MATERIAL:
· · · ·

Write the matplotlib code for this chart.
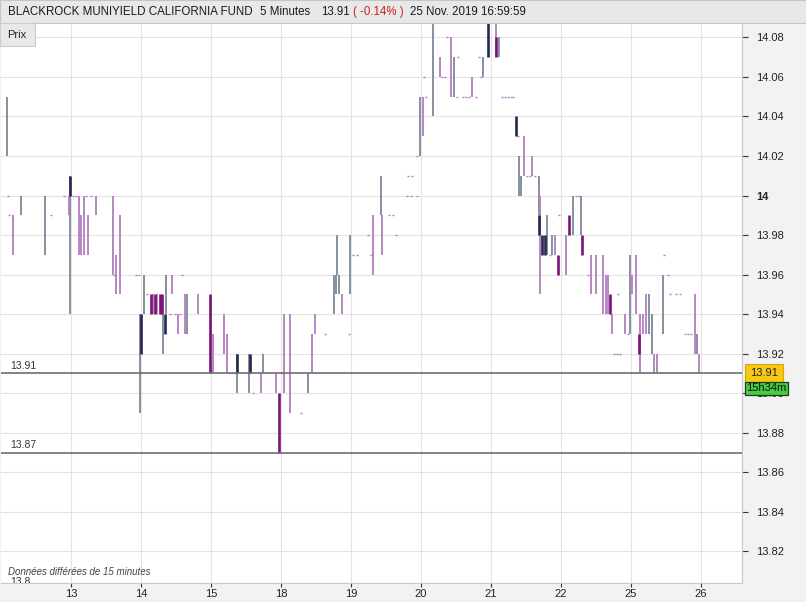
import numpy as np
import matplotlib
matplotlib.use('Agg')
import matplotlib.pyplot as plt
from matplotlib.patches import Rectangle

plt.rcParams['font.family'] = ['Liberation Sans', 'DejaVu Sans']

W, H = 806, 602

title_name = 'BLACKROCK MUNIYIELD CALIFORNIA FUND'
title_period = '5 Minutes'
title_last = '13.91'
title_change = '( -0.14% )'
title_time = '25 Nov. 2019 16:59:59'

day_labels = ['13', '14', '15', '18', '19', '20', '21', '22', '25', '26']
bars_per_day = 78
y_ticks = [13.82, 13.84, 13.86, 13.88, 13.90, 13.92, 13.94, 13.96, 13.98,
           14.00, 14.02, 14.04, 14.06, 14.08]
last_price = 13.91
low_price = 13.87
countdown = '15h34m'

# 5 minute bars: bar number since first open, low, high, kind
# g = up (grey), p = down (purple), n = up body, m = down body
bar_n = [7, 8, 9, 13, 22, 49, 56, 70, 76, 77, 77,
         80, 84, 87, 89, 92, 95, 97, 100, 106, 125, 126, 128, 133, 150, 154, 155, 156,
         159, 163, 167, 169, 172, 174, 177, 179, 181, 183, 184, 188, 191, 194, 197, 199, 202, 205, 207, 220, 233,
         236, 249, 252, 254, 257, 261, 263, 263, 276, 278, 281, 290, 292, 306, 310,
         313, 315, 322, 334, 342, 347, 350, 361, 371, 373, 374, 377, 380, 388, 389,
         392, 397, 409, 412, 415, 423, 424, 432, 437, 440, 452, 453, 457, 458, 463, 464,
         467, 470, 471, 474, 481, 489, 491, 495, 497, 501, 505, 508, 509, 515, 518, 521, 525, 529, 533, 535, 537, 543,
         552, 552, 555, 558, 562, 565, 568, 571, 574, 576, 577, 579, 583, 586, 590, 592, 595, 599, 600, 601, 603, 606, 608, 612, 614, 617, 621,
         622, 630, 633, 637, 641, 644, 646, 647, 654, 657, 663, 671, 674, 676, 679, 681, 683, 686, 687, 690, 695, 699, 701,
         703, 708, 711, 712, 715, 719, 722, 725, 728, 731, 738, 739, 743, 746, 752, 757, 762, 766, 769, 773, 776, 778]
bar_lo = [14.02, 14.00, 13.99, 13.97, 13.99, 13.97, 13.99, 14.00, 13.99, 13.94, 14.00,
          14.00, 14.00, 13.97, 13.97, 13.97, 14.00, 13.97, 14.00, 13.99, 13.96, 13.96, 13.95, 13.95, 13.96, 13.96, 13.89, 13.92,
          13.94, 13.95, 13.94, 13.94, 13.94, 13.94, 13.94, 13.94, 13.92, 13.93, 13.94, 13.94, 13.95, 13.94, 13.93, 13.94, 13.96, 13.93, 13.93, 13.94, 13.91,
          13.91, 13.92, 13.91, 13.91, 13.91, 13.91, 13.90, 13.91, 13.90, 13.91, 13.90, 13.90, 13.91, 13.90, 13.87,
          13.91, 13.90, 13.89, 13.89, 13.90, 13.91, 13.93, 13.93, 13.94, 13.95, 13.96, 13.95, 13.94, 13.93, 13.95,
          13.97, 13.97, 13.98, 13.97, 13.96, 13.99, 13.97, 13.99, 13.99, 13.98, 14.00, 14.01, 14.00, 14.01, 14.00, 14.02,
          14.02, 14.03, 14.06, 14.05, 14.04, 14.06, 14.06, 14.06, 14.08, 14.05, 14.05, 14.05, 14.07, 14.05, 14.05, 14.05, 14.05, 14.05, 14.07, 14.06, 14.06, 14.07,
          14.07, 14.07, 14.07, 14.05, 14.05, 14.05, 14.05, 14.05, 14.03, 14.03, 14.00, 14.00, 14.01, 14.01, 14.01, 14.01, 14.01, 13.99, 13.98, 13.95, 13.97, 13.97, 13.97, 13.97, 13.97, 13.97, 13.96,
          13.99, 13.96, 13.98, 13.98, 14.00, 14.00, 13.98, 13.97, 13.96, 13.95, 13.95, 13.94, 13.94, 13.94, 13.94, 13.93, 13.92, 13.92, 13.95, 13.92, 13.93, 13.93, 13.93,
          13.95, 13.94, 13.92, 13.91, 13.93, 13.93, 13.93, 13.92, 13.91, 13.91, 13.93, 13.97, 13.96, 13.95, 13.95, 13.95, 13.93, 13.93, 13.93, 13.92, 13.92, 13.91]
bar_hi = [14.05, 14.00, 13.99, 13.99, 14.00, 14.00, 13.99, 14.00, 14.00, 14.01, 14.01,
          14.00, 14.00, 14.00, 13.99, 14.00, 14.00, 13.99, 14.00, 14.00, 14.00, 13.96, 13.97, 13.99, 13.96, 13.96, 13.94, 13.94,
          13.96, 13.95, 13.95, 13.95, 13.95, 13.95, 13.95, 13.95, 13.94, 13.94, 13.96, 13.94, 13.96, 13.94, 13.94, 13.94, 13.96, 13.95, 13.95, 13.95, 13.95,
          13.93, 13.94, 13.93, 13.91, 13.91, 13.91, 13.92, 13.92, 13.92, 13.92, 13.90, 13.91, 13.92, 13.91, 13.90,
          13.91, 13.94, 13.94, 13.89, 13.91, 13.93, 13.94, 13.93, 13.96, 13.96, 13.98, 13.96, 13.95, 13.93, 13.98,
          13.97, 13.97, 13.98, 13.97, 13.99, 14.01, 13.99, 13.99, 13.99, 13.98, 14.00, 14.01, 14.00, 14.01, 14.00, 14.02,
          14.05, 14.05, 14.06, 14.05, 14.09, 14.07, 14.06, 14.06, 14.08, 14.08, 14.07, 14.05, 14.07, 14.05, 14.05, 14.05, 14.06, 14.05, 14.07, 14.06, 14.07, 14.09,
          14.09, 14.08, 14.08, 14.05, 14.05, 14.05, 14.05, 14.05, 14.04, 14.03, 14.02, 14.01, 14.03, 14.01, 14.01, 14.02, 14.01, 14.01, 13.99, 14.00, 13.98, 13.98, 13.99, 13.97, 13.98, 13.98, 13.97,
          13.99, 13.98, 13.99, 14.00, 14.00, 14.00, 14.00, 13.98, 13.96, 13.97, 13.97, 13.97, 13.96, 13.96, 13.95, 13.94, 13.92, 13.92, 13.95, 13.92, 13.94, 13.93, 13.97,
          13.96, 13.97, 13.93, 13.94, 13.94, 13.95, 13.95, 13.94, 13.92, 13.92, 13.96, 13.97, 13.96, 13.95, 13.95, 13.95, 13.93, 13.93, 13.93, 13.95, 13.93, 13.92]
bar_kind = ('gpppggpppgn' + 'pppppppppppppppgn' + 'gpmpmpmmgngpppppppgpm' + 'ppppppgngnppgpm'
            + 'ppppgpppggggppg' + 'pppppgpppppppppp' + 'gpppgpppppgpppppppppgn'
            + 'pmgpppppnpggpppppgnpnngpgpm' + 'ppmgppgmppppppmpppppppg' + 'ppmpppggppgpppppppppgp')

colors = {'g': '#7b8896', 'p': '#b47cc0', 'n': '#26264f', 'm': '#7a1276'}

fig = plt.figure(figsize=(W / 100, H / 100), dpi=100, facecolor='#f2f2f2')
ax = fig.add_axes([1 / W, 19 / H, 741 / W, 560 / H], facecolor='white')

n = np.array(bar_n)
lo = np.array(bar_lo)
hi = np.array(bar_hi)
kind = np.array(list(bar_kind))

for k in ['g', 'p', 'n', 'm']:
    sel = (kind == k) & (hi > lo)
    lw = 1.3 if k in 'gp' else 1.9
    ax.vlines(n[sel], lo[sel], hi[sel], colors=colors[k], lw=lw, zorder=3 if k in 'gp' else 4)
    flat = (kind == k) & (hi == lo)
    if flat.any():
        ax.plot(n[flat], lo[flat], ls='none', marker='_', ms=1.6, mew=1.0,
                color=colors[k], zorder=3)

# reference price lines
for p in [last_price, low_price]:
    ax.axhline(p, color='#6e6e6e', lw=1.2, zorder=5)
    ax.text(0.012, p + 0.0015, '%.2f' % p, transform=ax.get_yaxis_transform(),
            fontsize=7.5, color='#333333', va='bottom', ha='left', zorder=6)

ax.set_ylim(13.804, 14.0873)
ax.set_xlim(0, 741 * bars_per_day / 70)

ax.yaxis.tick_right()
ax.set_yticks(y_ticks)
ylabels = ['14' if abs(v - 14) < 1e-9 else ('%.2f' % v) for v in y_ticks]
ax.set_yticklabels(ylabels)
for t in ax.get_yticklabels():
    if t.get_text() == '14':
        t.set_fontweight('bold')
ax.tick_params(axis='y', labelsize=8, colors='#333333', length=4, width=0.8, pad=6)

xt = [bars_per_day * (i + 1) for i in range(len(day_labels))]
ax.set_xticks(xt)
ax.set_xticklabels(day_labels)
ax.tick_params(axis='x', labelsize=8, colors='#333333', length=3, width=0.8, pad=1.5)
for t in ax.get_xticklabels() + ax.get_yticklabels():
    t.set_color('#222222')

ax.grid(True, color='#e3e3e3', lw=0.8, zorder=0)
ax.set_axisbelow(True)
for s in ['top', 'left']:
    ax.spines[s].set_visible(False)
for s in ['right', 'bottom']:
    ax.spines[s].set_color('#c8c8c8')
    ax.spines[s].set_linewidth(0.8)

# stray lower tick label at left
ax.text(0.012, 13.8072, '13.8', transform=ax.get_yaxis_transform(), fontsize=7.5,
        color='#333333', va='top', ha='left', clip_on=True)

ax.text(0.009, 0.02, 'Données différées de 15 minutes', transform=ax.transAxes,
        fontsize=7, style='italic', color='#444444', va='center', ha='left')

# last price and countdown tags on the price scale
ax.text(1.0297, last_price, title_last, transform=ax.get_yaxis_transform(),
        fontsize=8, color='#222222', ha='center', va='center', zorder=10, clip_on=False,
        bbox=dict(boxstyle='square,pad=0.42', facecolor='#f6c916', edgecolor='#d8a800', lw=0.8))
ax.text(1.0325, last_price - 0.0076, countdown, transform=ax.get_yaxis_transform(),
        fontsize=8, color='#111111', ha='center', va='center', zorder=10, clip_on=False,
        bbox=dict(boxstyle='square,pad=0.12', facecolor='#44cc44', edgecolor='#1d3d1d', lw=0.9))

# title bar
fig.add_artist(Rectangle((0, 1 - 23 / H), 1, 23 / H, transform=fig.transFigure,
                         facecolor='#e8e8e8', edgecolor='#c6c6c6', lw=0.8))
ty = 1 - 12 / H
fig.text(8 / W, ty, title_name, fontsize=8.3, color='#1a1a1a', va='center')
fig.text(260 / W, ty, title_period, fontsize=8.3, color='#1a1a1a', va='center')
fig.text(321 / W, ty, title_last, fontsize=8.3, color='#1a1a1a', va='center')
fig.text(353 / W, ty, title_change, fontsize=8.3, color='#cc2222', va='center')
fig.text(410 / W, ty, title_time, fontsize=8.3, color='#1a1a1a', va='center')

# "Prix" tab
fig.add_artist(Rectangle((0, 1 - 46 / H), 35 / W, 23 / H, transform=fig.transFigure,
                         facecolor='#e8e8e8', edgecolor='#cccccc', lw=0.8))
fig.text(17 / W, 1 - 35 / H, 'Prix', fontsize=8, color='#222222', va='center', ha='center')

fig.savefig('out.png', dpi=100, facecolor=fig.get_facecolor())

· · · ·

TASK PROMPT: Pictures are excluded; extract exactly the lines from the start of the data through the line that holds "countdown = '15h34m'", both ends included.

PROBLEM SOLUTION:
Write the matplotlib code for this chart.
import numpy as np
import matplotlib
matplotlib.use('Agg')
import matplotlib.pyplot as plt
from matplotlib.patches import Rectangle

plt.rcParams['font.family'] = ['Liberation Sans', 'DejaVu Sans']

W, H = 806, 602

title_name = 'BLACKROCK MUNIYIELD CALIFORNIA FUND'
title_period = '5 Minutes'
title_last = '13.91'
title_change = '( -0.14% )'
title_time = '25 Nov. 2019 16:59:59'

day_labels = ['13', '14', '15', '18', '19', '20', '21', '22', '25', '26']
bars_per_day = 78
y_ticks = [13.82, 13.84, 13.86, 13.88, 13.90, 13.92, 13.94, 13.96, 13.98,
           14.00, 14.02, 14.04, 14.06, 14.08]
last_price = 13.91
low_price = 13.87
countdown = '15h34m'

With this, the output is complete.